Even if Power BI was backed by an SLA that applied to this incident, would a 50 percent reduction in the cost of their Power BI licenses (currently at $9.99 per user per month) make any difference to the potential loss of millions of dollars from making business decisions on inaccurate data? Probably not.
This problem isn’t confined to just the secondary workloads of Office 365, either. Reliability also affects other components, such as the various APIs used to programmatically interact with Office 365 core services.
Two examples of this are the Management Activity API, which is used by customers to pull Office 365 audit data into third-party SIEM tools and the Office 365 Reporting Web Service, which helps customers access usage and adoption metrics from their Office 365 tenant.
Both APIs have been faulty for most of December. Although the APIs are in General Availability status, they are not backed by an SLA. Any issues reported to Microsoft do not even result in the creation of an official Office 365 incident, which then makes it extremely difficult to pursue matters to a fix.
As an ISV my company has seen thousands of Office 365 tenants globally impacted by API outages in the past three weeks.
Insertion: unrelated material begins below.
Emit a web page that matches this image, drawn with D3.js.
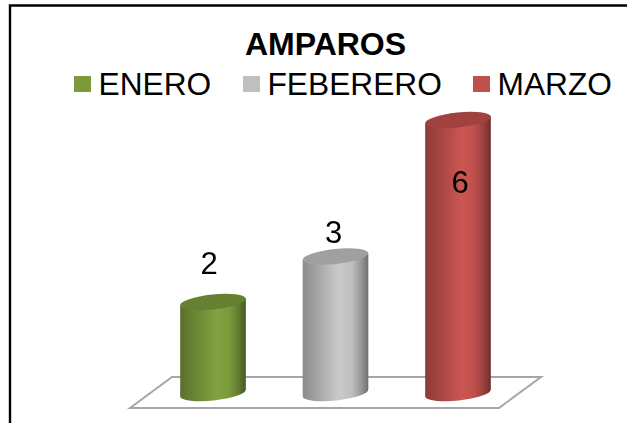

However, Microsoft has been incredibly slow to acknowledge the issue, let alone provide a resolution. The product team that the problem was eventually escalated to claimed to be working on an SLA of “providing an update every 2 business days.”
As an increasing number of tenants rely on these APIs to provision, report on, and audit cloud services, it becomes increasingly problematic when APIs fall over for long periods.
The original post said it perfectly – “You can really do nothing to restore service but wait for Microsoft to troubleshoot and fix.” A CIO or IT Manager is likely to be crucified if they report to an internal incident review board every day saying “Sorry, I still have no update, Microsoft has suggested that they will give us further information 9 days from now.”
Microsoft Needs to Commit to All of Office 365
The ideal solution would be for Microsoft to extend its commitment to reliability across all of its enterprise services, including the background systems that support Office 365. I am sure that this is the target for Microsoft, but in the meantime, it would go a long way if incidents were acknowledged in the service health dashboard for all of these systems and that updates were provided more frequently. If we can’t fix it ourselves, we at least deserve to know what is going on.
Is this a deal breaker for Cloud Services? Absolutely not. You just need to be aware of what you are getting into and that means looking deeper under the hood, past the wonderful marketing metrics that are pushed in front of our faces. It can still be argued that Microsoft has far better processes, tools, and people in place to resolve these types of incidents than the average corporate IT department. The only benefit you ultimately get from running these services on premises is the illusion that you are in control.